July 30, 2012 | Craig Matsumoto |

Oracle Corp. announced Monday that it's acquiring Xsigo Systems Inc., a network virtualization company, for an undisclosed sum.

Xsigo's realm has been the cloud. Its Virtual I/O allows any server to run any application. And its Server Fabric handles networking between servers -- east/west connections, as they're called -- without using the actual network. Server Fabric competes with the network fabrics being proposed by many networking companies, particularly Cisco Systems Inc. and Juniper Networks Inc..

Oracle says it will combine Xsigo's network virtualization with Oracle's own Oracle VM for server virtualization. It seems obvious that Oracle would also use Xsigo in conjunction with cloud products such as the Exalogic Elastic Cloud (a "cloud-in-a-box" kind of platform).

The deal is expected to close in the fall.

Why this matters
Competition is heating up in the vague and relatively new field of network virtualization. VMware Inc., through its pending acquisition of Nicira Networks Inc., appears to be getting closer to competing with Cisco, and now Oracle has taken a step toward competing with both of them in the data center.

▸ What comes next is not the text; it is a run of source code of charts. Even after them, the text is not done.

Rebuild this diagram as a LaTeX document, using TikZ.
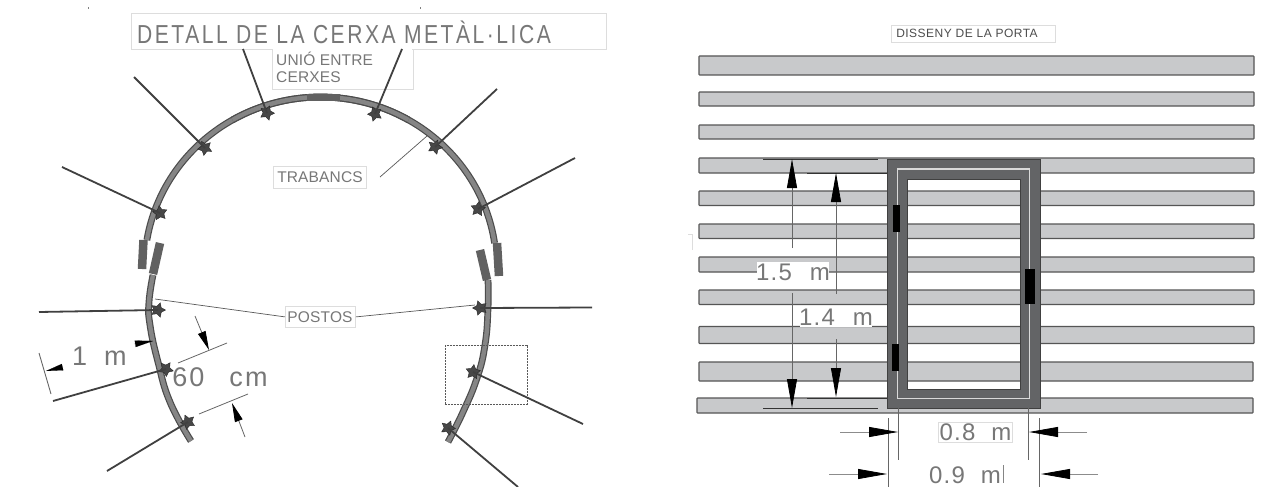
\documentclass[tikz,border=0pt]{standalone}
\usepackage{fontspec}
\setmainfont{Liberation Sans}
\usetikzlibrary{arrows.meta,shapes.geometric}
\definecolor{txt}{HTML}{777777}
\definecolor{boxc}{HTML}{DDDDDD}
\definecolor{barfill}{HTML}{C8C9CB}
\definecolor{bardraw}{HTML}{555555}
\definecolor{frame}{HTML}{636466}
\tikzset{
  x=1pt,y=-1pt,
  label box/.style={draw=boxc,line width=0.8pt,fill=white,inner sep=0,anchor=north west},
  cad/.style={text=txt,inner sep=0,anchor=center},
  strut/.style={draw=black!75,line width=1.8pt},
  pin/.style={fill=black,draw=none},
  band/.style={line width=6.8pt,draw=black!70,line join=round},
  bandin/.style={line width=4.4pt,draw=black!48,line join=round},
  splice/.style={line width=8.5pt,draw=black!62},
  barr/.style={draw=bardraw,line width=1.1pt,fill=barfill},
  leader/.style={draw=black!65,line width=0.7pt},
  dim/.style={draw=black!60,line width=0.8pt},
  bighead/.style={dim,-{Triangle[length=29pt,width=10pt,black]}},
  smallhead/.style={dim,-{Triangle[length=19pt,width=8pt,black]}},
  starm/.style={star,star points=5,star point ratio=1.9,minimum size=15pt,fill=black!72,draw=black!85,line width=0.4pt,inner sep=0}
}
\newcommand{\anchorstar}[4]{% name, x, y, rotation
  \node[starm,rotate=#4] (#1) at (#2,#3) {};
}
\newcommand{\smallfont}{\fontsize{15.5}{17}\selectfont\addfontfeature{LetterSpace=1}}
\newcommand{\bigfont}{\fontsize{27}{27}\selectfont\addfontfeature{LetterSpace=8}}
\newcommand{\midfont}{\fontsize{24}{24}\selectfont\addfontfeature{LetterSpace=5}}
\begin{document}
\begin{tikzpicture}
\useasboundingbox (0,0) rectangle (1264,487);
\fill[white] (0,0) rectangle (1264,487);
% stray marks
\fill[black!50] (87.5,7.5) rectangle (89,9);
\fill[black!50] (419.5,7.5) rectangle (421,9);
\draw[boxc,line width=0.8pt] (688,234.5) -- (692.5,234.5) -- (692.5,250);

% ---- arcs
\def\lowerleft{(153,275) (149,302) (150,325) (158,362) (170,402) (191,441)}
\def\lowerright{(488,280) (488,308) (485,345) (477,378) (463,412) (448,442)}
\draw[band] plot[smooth,tension=0.8] coordinates {\lowerleft};
\draw[bandin] plot[smooth,tension=0.8] coordinates {\lowerleft};
\draw[band] plot[smooth,tension=0.8] coordinates {\lowerright};
\draw[bandin] plot[smooth,tension=0.8] coordinates {\lowerright};
\draw[band] plot[domain=8.4:170.6,samples=60,smooth] ({320.5+176*cos(\x)},{268-171*sin(\x)});
\draw[bandin] plot[domain=8.4:170.6,samples=60,smooth] ({320.5+176*cos(\x)},{268-171*sin(\x)});

% ---- left: labels' boxes
\node[label box,minimum width=475pt,minimum height=36pt] (titlebox) at (130.5,13) {};
\node[label box,minimum width=141pt,minimum height=40pt] (uniobox) at (272,49) {};
\node[label box,minimum width=93pt,minimum height=22pt] (trabox) at (273,166) {};
\node[label box,minimum width=70pt,minimum height=21pt] (postbox) at (285,306) {};
\fill[white] (273,48) rectangle (412,50);
% arc passes in front of the UNIÓ box floor
\draw[band] plot[domain=60:120,samples=30,smooth] ({320.5+176*cos(\x)},{268-171*sin(\x)});
\draw[bandin] plot[domain=60:120,samples=30,smooth] ({320.5+176*cos(\x)},{268-171*sin(\x)});
\node[cad,font=\fontsize{26}{26}\selectfont\addfontfeature{LetterSpace=12}] (title) at (344,32.5) {\scalebox{0.81}[1]{DETALL DE LA CERXA METÀL·LICA}};
\node[cad,font=\smallfont,align=left,anchor=north west] (unio) at (276,52) {UNIÓ ENTRE\\[-0.2pt]CERXES};
\node[cad,font=\smallfont] (trab) at (320,177) {TRABANCS};
\node[cad,font=\smallfont] (post) at (320,317) {POSTOS};

\draw[splice] (143.5,240) -- (142,269);
\draw[splice] (160,243) -- (153,274);
\draw[splice] (480,250) -- (487,280);
\draw[splice] (497,243) -- (499,276);
\draw[line width=7pt,draw=black!62] (307,97.5) -- (340,97.5);

% ---- detail rectangle
\node[draw=black!65,line width=0.6pt,dash pattern=on 1pt off 0.5pt,inner sep=0,minimum width=82pt,minimum height=59.5pt,anchor=north west] (detail) at (444.5,344.5) {};

% ---- anchors and struts
\coordinate (e1) at (39,312);
\coordinate (e2) at (53,401);
\coordinate (e3) at (107,471);
\coordinate (e4) at (592,307.5);
\coordinate (e5) at (583,424);
\coordinate (e6) at (518,487);
\coordinate (e7) at (62,167);
\coordinate (e8) at (134,77);
\coordinate (e9) at (243,49);
\coordinate (e10) at (402,49);
\coordinate (e11) at (497,89);
\coordinate (e12) at (575,158);
\anchorstar{a1}{158}{310}{-90}
\anchorstar{a2}{166}{369}{-105}
\anchorstar{a3}{188}{422}{-120}
\anchorstar{a4}{480}{308}{90}
\anchorstar{a5}{473}{372}{65}
\anchorstar{a6}{448}{428}{50}
\anchorstar{a7}{160}{213}{-65}
\anchorstar{a8}{205}{148}{-45}
\anchorstar{a9}{267}{113}{-20}
\anchorstar{a10}{375}{114}{20}
\anchorstar{a11}{435}{147}{50}
\anchorstar{a12}{478}{209}{65}
\foreach \i in {1,...,12}{ \draw[strut] (e\i) -- (a\i.center); }

% ---- leaders
\coordinate (t0) at (380,177);
\coordinate (t1) at (427,136);
\coordinate (p1) at (155,299);
\coordinate (p2) at (475,305);
\draw[leader] (t0) -- (t1);
\draw[leader] (postbox.west) -- (p1);
\draw[leader] (postbox.east) -- (p2);

% ---- 1 m, 60 cm
\coordinate (m1) at (39,353); \coordinate (m2) at (51,394);
\draw[dim,line width=0.9pt] (m1) -- (m2);
\node[cad,font=\bigfont] (onem) at (99.5,356) {1\hspace{17pt}m};
\coordinate (m3) at (63,367); \coordinate (m4) at (46,371);
\coordinate (m5) at (134,344); \coordinate (m6) at (153,341);
\draw[-{Triangle[length=17pt,width=6.5pt,black]},line width=0.1pt] (m3) -- (m4);
\draw[-{Triangle[length=18pt,width=6.5pt,black]},line width=0.1pt] (m5) -- (m6);
\coordinate (c1) at (178,363); \coordinate (c2) at (227,343);
\coordinate (c3) at (199,414); \coordinate (c4) at (248,394);
\coordinate (c5) at (195,316); \coordinate (c6) at (209,350);
\coordinate (c7) at (245,437); \coordinate (c8) at (232,403);
\draw[dim] (c1) -- (c2);
\draw[dim] (c3) -- (c4);
\draw[smallhead] (c5) -- (c6);
\draw[smallhead] (c7) -- (c8);
\node[cad,font=\bigfont] (sixty) at (220,377) {60\hspace{25pt}cm};

% ---- right: bars
\foreach \a/\b/\l/\r in {56/75/699/1254,92/106/699/1254,125/139/699/1254,158/173/699/1254,191/205.5/699/1254,224/238.5/699/1254,257/272/699/1254,290/304.5/699/1254,326.5/343.5/699/1254,362/381/699/1253,398/413/697/1253}{
  \draw[barr,rounded corners=0.6pt] (\l,\a) rectangle (\r,\b);
}
\node[label box,minimum width=164pt,minimum height=17pt] (dissbox) at (891,25) {};
\node[cad,font=\fontsize{12}{12}\selectfont\addfontfeature{LetterSpace=4},text=black!70] (diss) at (967,33.5) {DISSENY DE LA PORTA};

% ---- door frame
\fill[frame,even odd rule] (887,159) rectangle (1040,408) (907,179) rectangle (1020,389);
\draw[black!75,line width=0.8pt] (887,159) rectangle (1040,408);
\draw[black!75,line width=0.7pt] (907,179) rectangle (1020,389);
\draw[black!15,line width=1.2pt] (897.5,169) rectangle (1029.5,398.5);
\fill[pin] (893,205) rectangle (900,232);
\fill[pin] (892,344) rectangle (899,371);
\fill[pin] (1025,269) rectangle (1035,304);

% ---- height dimensions
\coordinate (h1) at (763,159); \coordinate (h2) at (878,159);
\coordinate (h3) at (763,408); \coordinate (h4) at (878,408);
\coordinate (h5) at (807,173); \coordinate (h6) at (887,173);
\coordinate (h7) at (807,398); \coordinate (h8) at (887,398);
\draw[dim,black!80] (h1) -- (h2);
\draw[dim,black!80] (h3) -- (h4);
\draw[dim,black!80] (h5) -- (h6);
\draw[dim,black!80] (h7) -- (h8);
\coordinate (u1) at (792,248); \coordinate (u2) at (792,159);
\coordinate (u3) at (792,293); \coordinate (u4) at (792,408);
\coordinate (v1) at (836,294); \coordinate (v2) at (836,173);
\coordinate (v3) at (836,339); \coordinate (v4) at (836,397);
\draw[bighead] (u1) -- (u2);
\draw[bighead] (u3) -- (u4);
\draw[bighead] (v1) -- (v2);
\draw[bighead] (v3) -- (v4);
\node[fill=white,inner sep=0,minimum width=72pt,minimum height=20pt] (l15box) at (793,272) {};
\node[fill=white,inner sep=0,minimum width=72pt,minimum height=19pt] (l14box) at (836,317.5) {};
\node[cad,font=\midfont] (l15) at (793,272) {1.5\hspace{18pt}m};
\node[cad,font=\midfont] (l14) at (836,317.5) {1.4\hspace{18pt}m};

% ---- width dimensions
\coordinate (w1) at (898,408); \coordinate (w2) at (898,460);
\coordinate (w3) at (1028,408); \coordinate (w4) at (1028,460);
\coordinate (w5) at (888,418); \coordinate (w6) at (888,487);
\coordinate (w7) at (1039,418); \coordinate (w8) at (1039,487);
\draw[dim] (w1) -- (w2);
\draw[dim] (w3) -- (w4);
\draw[dim] (w5) -- (w6);
\draw[dim] (w7) -- (w8);
\coordinate (x1) at (840,432); \coordinate (x2) at (898,432);
\coordinate (x3) at (1087,432); \coordinate (x4) at (1029,432);
\coordinate (x5) at (829,474); \coordinate (x6) at (887,474);
\coordinate (x7) at (1098,474); \coordinate (x8) at (1041,474);
\draw[bighead,black!45] (x1) -- (x2);
\draw[bighead,black!45] (x3) -- (x4);
\draw[bighead,black!45] (x5) -- (x6);
\draw[bighead,black!45] (x7) -- (x8);
\node[draw=boxc,line width=0.7pt,inner sep=0,minimum width=74pt,minimum height=20pt,anchor=north west] (b08) at (938,422) {};
\node[cad,font=\midfont] (l08) at (975.5,432) {0.8\hspace{16pt}m};
\node[cad,font=\midfont] (l09) at (965,475) {0.9\hspace{16pt}m};
\coordinate (y1) at (1003,465); \coordinate (y2) at (1003,483);
\draw[boxc!60!black,line width=0.6pt] (y1) -- (y2);
\end{tikzpicture}
\end{document}
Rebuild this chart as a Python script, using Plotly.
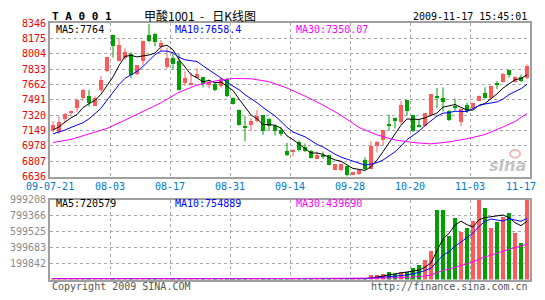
import plotly.graph_objects as go
import pandas as pd

# ---------------- data ----------------
date_labels = ["09-07-21", "08-03", "08-17", "08-31", "09-14", "09-28", "10-20", "11-03", "11-17"]

opens = [7148, 7130, 7280, 7348, 7395, 7506, 7531, 7423, 7599, 7810,
         8214, 7924, 7953, 8003, 7774, 7917, 8214, 8224, 8078, 7852,
         7960, 7917, 7674, 7656, 7738, 7745, 7649, 7667, 7638, 7720,
         7513, 7380, 7191, 7209, 7255, 7316, 7273, 7201, 7158, 6915,
         6905, 7023, 6962, 6915, 6833, 6862, 6869, 6712, 6701, 6754,
         6654, 6658, 6815, 6719, 6976, 7041, 7216, 7291, 7244, 7484,
         7316, 7212, 7201, 7320, 7531, 7513, 7370, 7416, 7244, 7430,
         7398, 7481, 7566, 7506, 7677, 7692, 7817, 7692, 7745, 7738]
highs = [7255, 7309, 7345, 7370, 7506, 7613, 7602, 7531, 7756, 7970,
         8220, 8178, 8067, 8024, 7881, 8150, 8339, 8239, 8160, 8078,
         8006, 8006, 7810, 7792, 7845, 7748, 7720, 7684, 7738, 7738,
         7520, 7385, 7309, 7291, 7380, 7320, 7291, 7219, 7183, 7012,
         6940, 7041, 7005, 6933, 6915, 6915, 6872, 6776, 6776, 6758,
         6683, 6715, 6851, 7030, 7030, 7152, 7327, 7295, 7481, 7490,
         7320, 7273, 7345, 7556, 7624, 7631, 7380, 7506, 7395, 7459,
         7462, 7540, 7631, 7642, 7702, 7792, 7827, 7756, 7774, 7888]
lows = [7130, 7112, 7244, 7309, 7362, 7481, 7416, 7423, 7577, 7800,
        7963, 7924, 7935, 7738, 7767, 7881, 8131, 8089, 8035, 7838,
        7827, 7595, 7649, 7652, 7735, 7631, 7624, 7588, 7624, 7523,
        7440, 7205, 7030, 7148, 7237, 7101, 7148, 7094, 7087, 6862,
        6862, 6915, 6910, 6837, 6830, 6833, 6760, 6708, 6697, 6636,
        6650, 6654, 6708, 6715, 6905, 6976, 7148, 7173, 7219, 7316,
        7133, 7184, 7194, 7316, 7398, 7362, 7255, 7373, 7201, 7345,
        7387, 7478, 7506, 7502, 7613, 7684, 7738, 7688, 7692, 7720]
closes = [7209, 7237, 7334, 7370, 7488, 7599, 7459, 7513, 7713, 7963,
          8089, 8096, 8024, 7767, 7878, 8146, 8146, 8131, 8124, 7960,
          7892, 7602, 7738, 7677, 7781, 7667, 7684, 7602, 7720, 7531,
          7445, 7209, 7180, 7255, 7309, 7137, 7201, 7137, 7105, 6869,
          6933, 6933, 6915, 6844, 6872, 6855, 6765, 6772, 6772, 6647,
          6679, 6712, 6715, 6976, 7019, 7148, 7201, 7252, 7427, 7362,
          7137, 7191, 7337, 7552, 7506, 7466, 7266, 7409, 7391, 7362,
          7459, 7534, 7513, 7638, 7649, 7781, 7767, 7749, 7702, 7863]
volumes = [12000, 9000, 14000, 11000, 13000, 10000, 15000, 12000, 9000, 14000,
           13000, 11000, 10000, 15000, 12000, 9000, 13000, 11000, 14000, 10000,
           12000, 15000, 9000, 13000, 11000, 12000, 10000, 14000, 9000, 13000,
           12000, 11000, 15000, 10000, 13000, 9000, 12000, 14000, 11000, 13000,
           10000, 12000, 9000, 14000, 11000, 12000, 13000, 12000, 12000, 12000,
           12000, 12000, 12000, 60195, 60000, 72234, 96312, 72000, 96000, 96000,
           148481, 180585, 252819, 361170, 870821, 878847, 541755, 770496, 601950, 650106,
           734379, 999208, 902925, 642080, 722340, 782535, 830691, 589911, 457482, 999208]

# moving averages of the first days (they depend on days before the window)
ma5_head = [7155, 7191, 7244, 7291]
ma10_head = [7112, 7130, 7155, 7184, 7212, 7237, 7280, 7334, 7398]
# MA30 at these candle indices
ma30_idx = [0, 3, 6, 9, 12, 15, 18, 21, 24, 27, 30, 33, 36, 39, 42, 45, 48, 51,
            54, 57, 60, 63, 66, 69, 72, 75, 77, 79]
ma30_val = [7016, 7051, 7112, 7173, 7266, 7363, 7459, 7577, 7656, 7702, 7731, 7727,
            7695, 7624, 7534, 7434, 7320, 7184, 7101, 7044, 7016, 7001, 7023, 7058,
            7105, 7190, 7250, 7340]

price_ticks = [6636, 6807, 6978, 7149, 7320, 7491, 7662, 7833, 8004, 8175, 8346]
vol_ticks = [199842, 399683, 599525, 799366, 999208]

code_title = "T A 0 0 1"
name_title = "甲酸1001 - 日K线图"
stamp = "2009-11-17 15:45:01"
price_ma_texts = ["MA5:7764", "MA10:7658.4", "MA30:7350.07"]
vol_ma_texts = ["MA5:720579", "MA10:754889", "MA30:439690"]
copyright_text = "Copyright 2009 SINA.COM"
url_text = "http://finance.sina.com.cn"

# ---------------- styling ----------------
W, H = 545, 300
RED = "#FF5A5A"
GREEN = "#00A000"
MA_COLORS = ["#000000", "#0000FF", "#FF00FF"]
GRID = "#A8A8A8"
FRAME = "#A0A0A0"
MONO = "DejaVu Sans Mono"
NBSP = "\u00a0"


def px(x):
    return x / W


def py(y):
    return 1 - y / H


n = len(closes)
idx = list(range(n))
up = [i for i in idx if closes[i] >= opens[i]]
dn = [i for i in idx if closes[i] < opens[i]]

c = pd.Series(closes, dtype=float)
ma5 = c.rolling(5).mean()
ma5.iloc[:len(ma5_head)] = ma5_head
ma10 = c.rolling(10).mean()
ma10.iloc[:len(ma10_head)] = ma10_head

v = pd.Series(volumes, dtype=float)
vma = [v.rolling(k, min_periods=1).mean() for k in (5, 10, 30)]

fig = go.Figure()


def wicks(ids):
    xs, ys = [], []
    for i in ids:
        xs += [i, i, None]
        ys += [lows[i], highs[i], None]
    return xs, ys


for ids, col in ((up, RED), (dn, GREEN)):
    xs, ys = wicks(ids)
    fig.add_trace(go.Scatter(x=xs, y=ys, mode="lines", line=dict(color=col, width=1),
                             xaxis="x", yaxis="y", hoverinfo="skip"))
    fig.add_trace(go.Bar(x=ids,
                         y=[max(abs(closes[i] - opens[i]), 10) for i in ids],
                         base=[min(opens[i], closes[i]) for i in ids],
                         width=0.72, marker=dict(color=col, line=dict(width=0)),
                         xaxis="x", yaxis="y"))

fig.add_trace(go.Scatter(x=idx, y=ma5, mode="lines", line=dict(color=MA_COLORS[0], width=1),
                         xaxis="x", yaxis="y"))
fig.add_trace(go.Scatter(x=idx, y=ma10, mode="lines", line=dict(color=MA_COLORS[1], width=1),
                         xaxis="x", yaxis="y"))
fig.add_trace(go.Scatter(x=ma30_idx, y=ma30_val, mode="lines", line=dict(color=MA_COLORS[2], width=1),
                         xaxis="x", yaxis="y"))

# volume
fig.add_trace(go.Bar(x=idx, y=volumes, width=0.83,
                     marker=dict(color=[RED if closes[i] >= opens[i] else GREEN for i in idx],
                                 line=dict(width=0)),
                     xaxis="x2", yaxis="y2"))
for s, col in zip(vma, MA_COLORS):
    fig.add_trace(go.Scatter(x=idx, y=s, mode="lines", line=dict(color=col, width=1),
                             xaxis="x2", yaxis="y2"))

tick_pos = [-0.5 + 10 * k for k in range(len(date_labels))]
xdom = [px(50), px(530)]

axis_common = dict(showline=True, mirror=True, linecolor=FRAME, linewidth=2,
                   showgrid=True, gridcolor=GRID, griddash="dot", gridwidth=1,
                   zeroline=False, ticks="", fixedrange=True)

fig.update_layout(
    width=W, height=H, margin=dict(l=0, r=0, t=0, b=0),
    paper_bgcolor="white", plot_bgcolor="white", showlegend=False,
    barmode="overlay", bargap=0,
    xaxis=dict(domain=xdom, range=[-0.5, n - 0.5], tickvals=tick_pos, showticklabels=False,
               anchor="y", **axis_common),
    yaxis=dict(domain=[py(177.7), py(18)], range=[price_ticks[0], price_ticks[-1]],
               tickvals=price_ticks, ticktext=[str(t) for t in price_ticks],
               tickfont=dict(family=MONO, size=10, color="#EE0000"),
               anchor="x", **axis_common),
    xaxis2=dict(domain=xdom, range=[-0.5, n - 0.5], tickvals=tick_pos, showticklabels=False,
                anchor="y2", **axis_common),
    yaxis2=dict(domain=[py(285), py(202)], range=[0, vol_ticks[-1]],
                tickvals=vol_ticks, ticktext=[str(t) for t in vol_ticks],
                tickfont=dict(family=MONO, size=10, color="#8A8A8A"),
                anchor="x2", **axis_common),
)

ann = []
for k, (pos, lab) in enumerate(zip(tick_pos, date_labels)):
    ann.append(dict(x=pos, y=py(188), xref="x", yref="paper", text=lab, showarrow=False,
                    xanchor="center", yanchor="middle",
                    xshift=-9 if k == len(date_labels) - 1 else 0,
                    font=dict(family=MONO, size=10, color="#0078D0")))

for text, xpos, col in zip(price_ma_texts, (54, 173, 294), MA_COLORS):
    ann.append(dict(x=px(xpos), y=py(24.5), xref="paper", yref="paper", text=text, showarrow=False,
                    xanchor="left", yanchor="middle", font=dict(family=MONO, size=10, color=col)))
for text, xpos, col in zip(vol_ma_texts, (54, 173, 294), MA_COLORS):
    ann.append(dict(x=px(xpos), y=py(206), xref="paper", yref="paper", text=text, showarrow=False,
                    xanchor="left", yanchor="middle", font=dict(family=MONO, size=10, color=col)))

ann.append(dict(x=px(50), y=py(11), xref="paper", yref="paper", text="<b>" + code_title + "</b>",
                showarrow=False, xanchor="left", yanchor="middle",
                font=dict(family=MONO, size=11, color="#000000")))
ann.append(dict(x=px(200), y=py(10), xref="paper", yref="paper",
                text=name_title.replace(" - ", NBSP * 2 + "-" + NBSP * 3),
                showarrow=False, xanchor="center", yanchor="middle",
                font=dict(family="Noto Sans CJK SC", size=12, color="#000000")))
ann.append(dict(x=px(529), y=py(11), xref="paper", yref="paper", text=stamp,
                showarrow=False, xanchor="right", yanchor="middle",
                font=dict(family=MONO, size=10, color="#000000")))
ann.append(dict(x=px(50), y=py(292.5), xref="paper", yref="paper", text=copyright_text,
                showarrow=False, xanchor="left", yanchor="middle",
                font=dict(family=MONO, size=10, color="#555555")))
ann.append(dict(x=px(530), y=py(292.5), xref="paper", yref="paper", text=url_text,
                showarrow=False, xanchor="right", yanchor="middle",
                font=dict(family=MONO, size=10, color="#555555")))
ann.append(dict(x=px(528), y=py(166), xref="paper", yref="paper", text="<b><i>sina</i></b>",
                showarrow=False, xanchor="right", yanchor="middle",
                font=dict(family="DejaVu Sans", size=16, color="#C4C4C4")))
fig.update_layout(annotations=ann)

# small pink "eye" of the watermark logo
fig.add_shape(type="circle", xref="paper", yref="paper",
              x0=px(510), x1=px(520), y0=py(158), y1=py(150),
              line=dict(color="#F2B8B8", width=2))

fig.write_html("out.html")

There was a lot of hardware involved in Xsigo's first products, which came out in 2007. But the company can be lumped into the software-defined networking (SDN) craze, as its products let network operators create pools of server or networking resources within the cloud.

If you haven't heard of Xsigo, be aware that it's got a pedigree. Its founders came from Juniper and early on, former Oracle executive Ray Lane was on its board. Early investors included Kleiner Perkins Caufield & Byers, Greylock Partners, Khosla Ventures and Juniper.